Plus – and when was the last time this happened in recent history – the band were mysterious and intriguing without playing a single note. There are only two of them, Jack and Meg White, and there were rumors that they were brother and sister, husband and wife, or both! Then I heard they were divorced. Then I heard all of that stuff was bullshit. I still don't know the truth of the matter.

So anyway, there I was, a fan of The White Stripes, and all of a sudden, like a blind-sided sucker punch, they were the biggest band in the whole fucking world! Magazine covers, over-saturation on the radio and on MTV, bit parts in movies, arrests, a production deal, the works. Rolling Stone even called Jack one of the twenty best guitarists of all time! It was the whole rock star thing, and through it all, they had that "Who me?" look on their faces which to the well-trained eye just screams . . . CONTRIVED!

I officially didn't trust them, and did the best I could to ignore their record. I figured if it really was great, it would stand the test of time and I'd get to it eventually. Mississippi John Hurt's stuff was around for eighty years before I got to it, so Jack White can wait a few months. But on the other hand, if he falls out of favor and I'm still interested, I can get the disc in a bargain bin for three bucks or something.

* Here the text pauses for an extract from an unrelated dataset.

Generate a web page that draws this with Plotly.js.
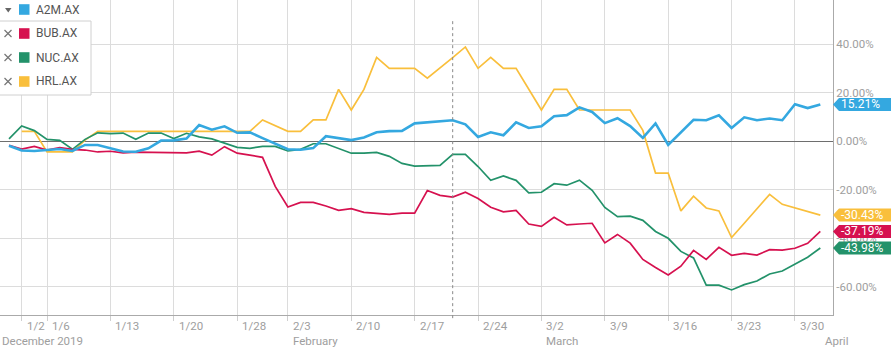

To this day, I've never heard the band's mega-hit album, Elephant, in its entirety. I even turned down a free copy. I'm good at being stubborn.


The New Album

Some time passed and I still really liked that first White Stripes record but was still refusing to buy the four records that were released after it. Out of stubborn pride and a feeling that they weren't the real thing, I felt they didn't deserve my fifty bucks. Then the day comes that I hear they have a new album on the way called Get Behind Me Satan. The hype was still there, but I liked the title, and wanted to hear the damn thing. So I decided to end my boycott, and got a hold of the record shortly after its release.

The first tune, "Blue Orchid," which is the single I believe, sounds pretty much like the stuff I heard on the radio from the last album. It's their signature sound if you will. Guitar and drums only and Jack singing in a falsetto, sort of like Mick Jagger on something like "Fool to Cry" or "Emotional Rescue". It's catchy as all hell and I'll be damned if I don't like it more each time I hear it.

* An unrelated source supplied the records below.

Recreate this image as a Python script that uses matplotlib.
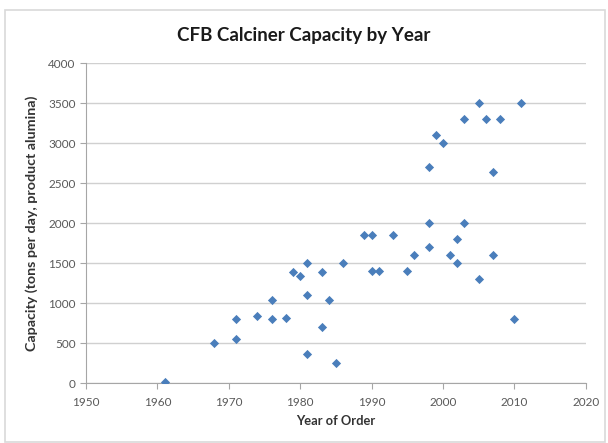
# CFB calciner capacity vs. year of order
import numpy as np
import matplotlib.pyplot as plt
from matplotlib.patches import Rectangle

plt.rcParams['font.family'] = ['Lato', 'DejaVu Sans']

years = [1961, 1968, 1971, 1971, 1974, 1976, 1976, 1978, 1979, 1980,
         1981, 1981, 1981, 1983, 1983, 1984, 1985, 1986, 1989, 1990,
         1990, 1991, 1993, 1995, 1996, 1998, 1998, 1998, 1999, 2000,
         2001, 2002, 2002, 2003, 2003, 2005, 2005, 2006, 2007, 2007,
         2008, 2010, 2011]
capacity = [15, 500, 800, 560, 840, 1040, 800, 820, 1390, 1340,
            1500, 1100, 370, 1390, 700, 1040, 250, 1500, 1850, 1850,
            1400, 1400, 1850, 1400, 1600, 2700, 2000, 1700, 3100, 3000,
            1600, 1800, 1500, 3300, 2000, 3500, 1300, 3300, 2640, 1600,
            3300, 800, 3500]
xticks = np.arange(1950, 2021, 10)
yticks = np.arange(0, 4001, 500)

fig = plt.figure(figsize=(6.08, 4.43), dpi=100)
fig.patches.append(Rectangle((5/608, 1/443), 600/608, 432/443, transform=fig.transFigure,
                             fill=False, edgecolor='#d9d9d9', linewidth=1.2))
ax = fig.add_axes([86/608, 1 - 383.3/443, 499.7/608, 320/443])

ax.scatter(years, capacity, marker='D', s=22, color='#4a7ebb', zorder=3, linewidths=0)

ax.set_xlim(1950, 2020)
ax.set_ylim(0, 4000)
ax.set_xticks(xticks)
ax.set_yticks(yticks)
ax.yaxis.grid(True, color='#d0d0d0', linewidth=1)
ax.set_axisbelow(True)
for side in ['top', 'right']:
    ax.spines[side].set_visible(False)
for side in ['left', 'bottom']:
    ax.spines[side].set_color('#a6a6a6')
ax.tick_params(colors='#a6a6a6', labelcolor='#595959', labelsize=8.5, length=4)
ax.tick_params(axis='x', pad=6)

ax.set_xlabel('Year of Order', fontsize=9.3, fontweight='bold', color='#333333', labelpad=5)
ax.set_ylabel('Capacity (tons per day, product alumina)', fontsize=10.3, fontweight='bold',
              color='#333333', labelpad=7)
fig.text(0.5, 1 - 35/443, 'CFB Calciner Capacity by Year', ha='center', va='center',
         fontsize=13.5, fontweight='bold', color='#1a1a1a')

fig.savefig('out.png', dpi=100)
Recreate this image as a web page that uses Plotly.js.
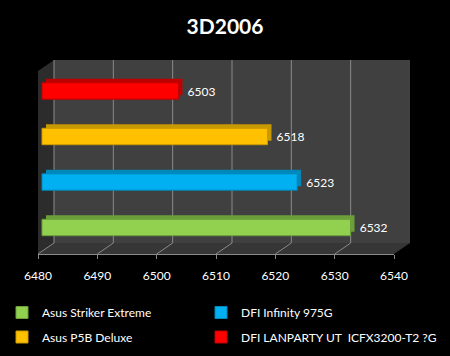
<!DOCTYPE html>
<html>
<head>
<meta charset="utf-8">
<script src="https://cdn.plot.ly/plotly-3.0.1.min.js"></script>
<style>html,body{margin:0;padding:0;background:#000;}#chart{width:450px;height:356px;}</style>
</head>
<body>
<div id="chart"></div>
<script>
// ---- data ----
const seriesNames = ['Asus Striker Extreme', 'DFI Infinity 975G', 'Asus P5B Deluxe', 'DFI LANPARTY UT\u00a0 ICFX3200-T2 ?G'];
const scores = [6532, 6523, 6518, 6503];
const faceColors = ['#92d050', '#00b0f0', '#ffc000', '#ff0000'];
const sideColors = ['#6c9f3a', '#0088bb', '#c99a00', '#bf0000'];
const tickValues = [6480, 6490, 6500, 6510, 6520, 6530, 6540];
const tickLabels = ['6480', '6490', '6500', '6510', '6520', '6530', '6540'];
const axisMin = 6480, axisMax = 6540;

// ---- geometry (pixels) ----
const W = 450, H = 356;
const L = 38, R = 394, T = 71, B = 254;
const DX = 16, DY = 11;
const pxPerX = (R - L) / (axisMax - axisMin);
const yMin = -0.5824, ySpan = (B - T) / 45.5;
const pxPerY = (B - T) / ySpan;
const px = x => (x - L) / (R - L);
const py = y => (B - y) / (B - T);

const frontShift = 4 / pxPerX, depthShift = 8 / pxPerX, depthUp = 4 / pxPerY;

// legend slots: [legend id, text-left px, centre y px]
const legendSlots = [['legend', 42, 312.5], ['legend2', 241, 312.5], ['legend3', 42, 337], ['legend4', 241, 337]];

const traces = [];
// depth (top / end faces)
seriesNames.forEach((n, i) => {
  traces.push({
    type: 'bar', orientation: 'h', xaxis: 'x2', yaxis: 'y',
    y: [n], x: [scores[i] - axisMin], base: axisMin, width: 0.36,
    marker: {color: sideColors[i], line: {width: 0}},
    showlegend: false, hoverinfo: 'skip'
  });
});
// front faces
seriesNames.forEach((n, i) => {
  traces.push({
    type: 'bar', orientation: 'h', xaxis: 'x3', yaxis: 'y2',
    name: n, legend: legendSlots[i][0],
    y: [n], x: [scores[i] - axisMin], base: axisMin, width: 0.36,
    text: ['\u00a0\u00a0' + scores[i]], textposition: 'outside', cliponaxis: false,
    textfont: {family: 'Lato', size: 12, color: '#ffffff'},
    marker: {color: faceColors[i], line: {color: sideColors[i], width: 1}},
    hovertemplate: n + ': ' + scores[i] + '<extra></extra>'
  });
});

const shapes = [];
// left wall
shapes.push({type: 'path', xref: 'paper', yref: 'paper', layer: 'below',
  path: `M${px(L)},${py(T)} L${px(L + DX)},${py(T - DY)} L${px(L + DX)},${py(B - DY)} L${px(L)},${py(B)} Z`,
  fillcolor: '#2c2c2c', line: {width: 0}});
// floor
shapes.push({type: 'path', xref: 'paper', yref: 'paper', layer: 'below',
  path: `M${px(L)},${py(B)} L${px(L + DX)},${py(B - DY)} L${px(R + DX)},${py(B - DY)} L${px(R)},${py(B)} Z`,
  fillcolor: '#363636', line: {width: 0}});
// back wall
shapes.push({type: 'rect', xref: 'paper', yref: 'paper', layer: 'below',
  x0: px(L + DX), x1: px(R + DX), y0: py(B - DY), y1: py(T - DY),
  fillcolor: '#404040', line: {width: 0}});
// back-wall gridlines and floor diagonals
tickValues.forEach(t => {
  shapes.push({type: 'line', xref: 'x', xsizemode: 'pixel', xanchor: t, x0: DX, x1: DX,
    yref: 'paper', y0: py(B - DY), y1: py(T - DY), layer: 'below',
    line: {color: '#8a8a8a', width: 1}});
  shapes.push({type: 'line', xref: 'x', xsizemode: 'pixel', xanchor: t, x0: 0, x1: DX,
    yref: 'paper', y0: py(B), y1: py(B - DY), layer: 'below',
    line: {color: '#8a8a8a', width: 1}});
});

const hiddenY = {showticklabels: false, showgrid: false, zeroline: false, ticks: '',
  type: 'category', categoryorder: 'array', categoryarray: seriesNames, fixedrange: true};

const layout = {
  width: W, height: H,
  paper_bgcolor: '#000000', plot_bgcolor: 'rgba(0,0,0,0)',
  margin: {l: L, r: W - R, t: T, b: H - B, pad: 0},
  barmode: 'overlay',
  title: {text: '3D2006', xref: 'container', x: 0.5, xanchor: 'center',
    yref: 'container', y: 1 - 26.5 / H, yanchor: 'middle',
    font: {family: 'Lato', size: 21, color: '#ffffff', weight: 'bold'}},
  xaxis: {range: [axisMin, axisMax], tickvals: tickValues, ticktext: tickLabels,
    showgrid: false, zeroline: false, showline: true, linecolor: '#8a8a8a', linewidth: 1,
    ticks: 'outside', ticklen: 4, tickcolor: '#8a8a8a', tickwidth: 1, ticklabelstandoff: 7,
    tickfont: {family: 'Lato', size: 12, color: '#ffffff'}, fixedrange: true},
  xaxis2: {overlaying: 'x', visible: false, range: [axisMin - depthShift, axisMax - depthShift]},
  xaxis3: {overlaying: 'x', visible: false, range: [axisMin - frontShift, axisMax - frontShift]},
  yaxis: Object.assign({range: [yMin - depthUp, yMin + ySpan - depthUp]}, hiddenY),
  yaxis2: Object.assign({overlaying: 'y', range: [yMin, yMin + ySpan]}, hiddenY),
  shapes: shapes,
  showlegend: true
};
legendSlots.forEach(([id, tx, cy]) => {
  layout[id] = {orientation: 'h', xref: 'container', yref: 'container',
    x: (tx - 40) / W, xanchor: 'left', y: 1 - cy / H, yanchor: 'middle',
    bgcolor: 'rgba(0,0,0,0)', borderwidth: 0,
    font: {family: 'Lato', size: 12, color: '#ffffff'}};
});

Plotly.newPlot('chart', traces, layout, {displayModeBar: false, staticPlot: true});
</script>
</body>
</html>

From that point on, the record changes. The second song, "The Nurse" has a little guitar/drum noise, but features mostly Jack singing along with what sounds like a vibraphone, which is perhaps just a keyboard pretending it's a vibraphone. What struck me was his voice. It wasn't the falsetto that I described above nor the frantic howl I knew from the first album. He sounded like Robert Plant in one of his less pretentious Rock God moments.

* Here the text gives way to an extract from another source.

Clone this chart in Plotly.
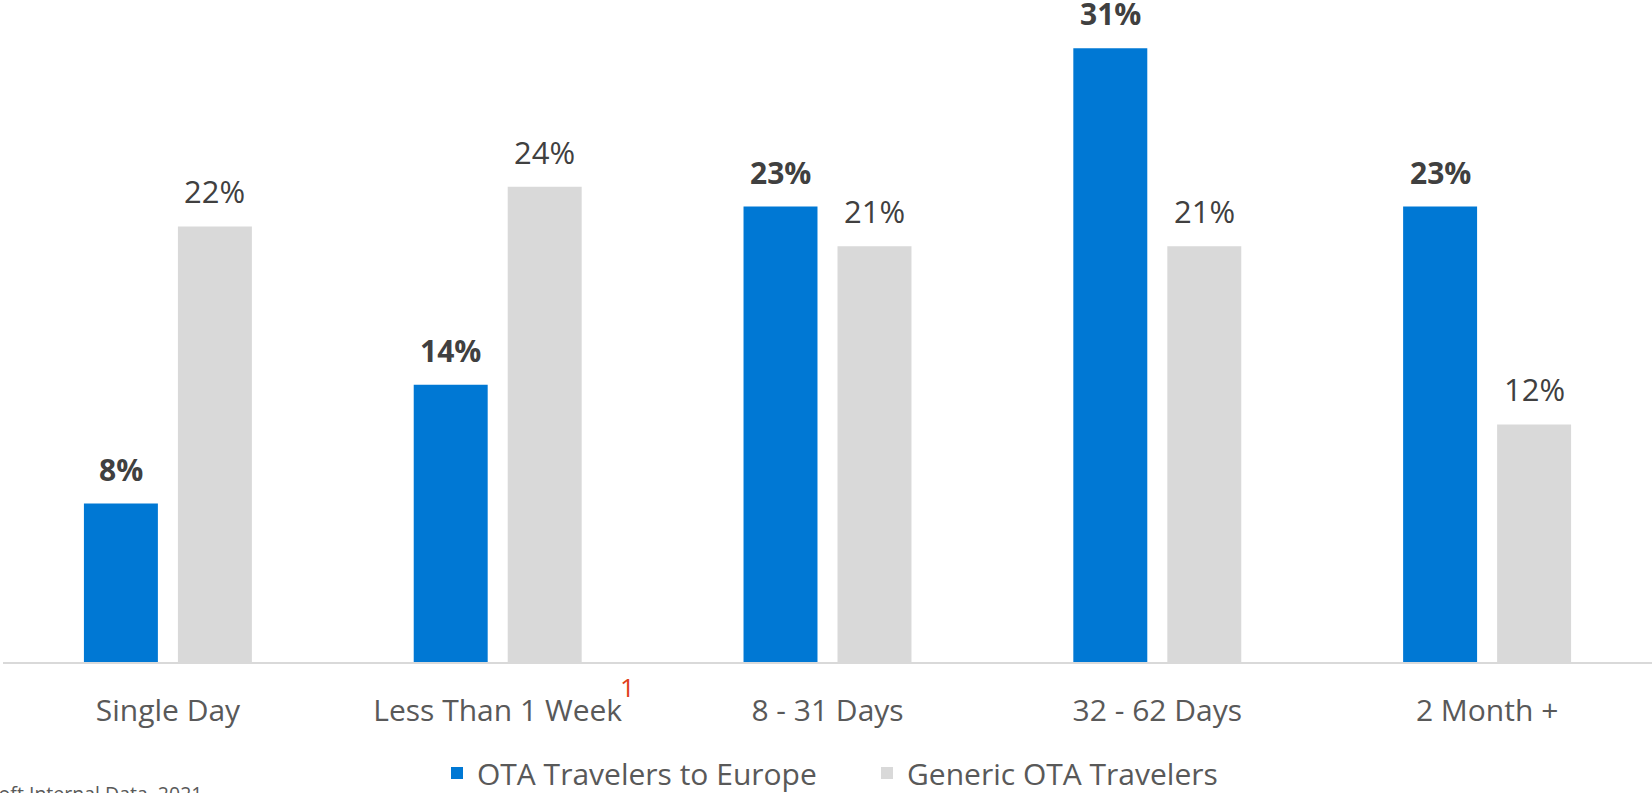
import plotly.graph_objects as go

categories = ["Single Day", "Less Than 1 Week", "8 - 31 Days", "32 - 62 Days", "2 Month +"]
europe = [8, 14, 23, 31, 23]
generic = [22, 24, 21, 21, 12]
series_names = ["OTA Travelers to Europe", "Generic OTA Travelers"]

FONT = "Open Sans"
BLUE = "#0078D4"
GRAY = "#D9D9D9"
fig = go.Figure()
fig.add_trace(go.Bar(x=categories, y=europe, name=series_names[0],
                     marker=dict(color=BLUE, line=dict(width=0))))
fig.add_trace(go.Bar(x=categories, y=generic, name=series_names[1],
                     marker=dict(color=GRAY, line=dict(width=0))))

# data labels above each bar
for cat, v in zip(categories, europe):
    fig.add_annotation(x=cat, y=v, xref="x", yref="y", text=f"<b>{v}%</b>", showarrow=False,
                       xanchor="center", yanchor="bottom", xshift=-47, yshift=12,
                       font=dict(family=FONT, size=30, color="#404040"))
for cat, v in zip(categories, generic):
    fig.add_annotation(x=cat, y=v, xref="x", yref="y", text=f"{v}%", showarrow=False,
                       xanchor="center", yanchor="bottom", xshift=47, yshift=12,
                       font=dict(family=FONT, size=31, color="#404040"))

fig.add_annotation(
    x=categories[1], y=0, xref="x", yref="y", text="1", showarrow=False,
    xanchor="left", yanchor="top", xshift=120, yshift=-5,
    font=dict(family=FONT, size=26, color="#E0401A"),
)
fig.add_annotation(
    x=(204 - 3) / 1649, y=(662 - 778) / 662, xref="paper", yref="paper",
    text="Source: Microsoft Internal Data, 2021", showarrow=False,
    xanchor="right", yanchor="top", font=dict(family=FONT, size=19.5, color="#595959"),
)

fig.update_layout(
    width=1652, height=793,
    margin=dict(l=3, r=0, t=0, b=131),
    paper_bgcolor="white", plot_bgcolor="white",
    barmode="group", bargap=0.43, bargroupgap=0.213,
    showlegend=True,
    legend=dict(orientation="h", xref="container", yref="container",
                x=437 / 1652, xanchor="left", y=1 - 773 / 793, yanchor="middle",
                font=dict(family=FONT, size=30, color="#595959"),
                entrywidth=385, entrywidthmode="pixels",
                traceorder="normal"),
    xaxis=dict(showline=True, linecolor="#D9D9D9", linewidth=2, ticks="",
               tickfont=dict(family=FONT, size=30, color="#595959"), ticklabelstandoff=21),
    yaxis=dict(range=[0, 662 / 19.8], visible=False, showgrid=False, zeroline=False),
    font=dict(family=FONT),
)
fig.write_html("out.html", config={"displayModeBar": False},
               post_script="document.body.style.margin='0';")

And then comes "The Doorbell." The transition is complete. The White Stripes have completely morphed into Led Zeppelin circa 1977. The singing style as well as vocal tone, plus the song structure and the keyboard all fit the mold perfectly. The song would fit on Zep's "In Through the Out Door" or "Presence" without making a single change. I was so sure of my opinion on this one that I played it for a friend, presenting it as a bootlegged rare Zeppelin track and he bought it 100%!

The Led Stripes continue on to the next tune "Forever For Her (Is Over For Me)" and later on the album with tunes like "The Denial Twist" and "Take Take Take." It's really uncanny how accurately they capture the sound, and for that matter, how just the two of them could capture that sound at all. These songs are hands down my favorites on the record.

Another interesting moment is the thirty-second-long song, and only moment on the album where Meg White sings, "Passive Manipulation." The song calls to mind another great band of the past, The Velvet Underground. I'm thinking specifically of the song "I'm Sticking With You" – you know, the one when Maureen Tucker, their female drummer (Sorry Meg, it's been done) takes the lead vocal and sings in a child-like sing-song voice. "Passive Manipulation" mirrors it pretty much precisely.

On the whole, I can't figure out how I feel about the record. There's no song on it that's a mind-blowing classic, but there's no song on it that sucks either. When I find myself playing music for a group of people (which is almost every day) I don't put it on, but when I'm listening on my headphones, I play it a lot. It doesn't warrant to "If you're in a band that isn't The White Stripes, it sucks to be you." line in the Rolling Stone review, but then they also claim that Jack White is a better guitar player than Mick Taylor, Slash, and Derek Trucks, so what do they know. All in all, it's just a pretty decent album reigning supreme in the land of mediocrity.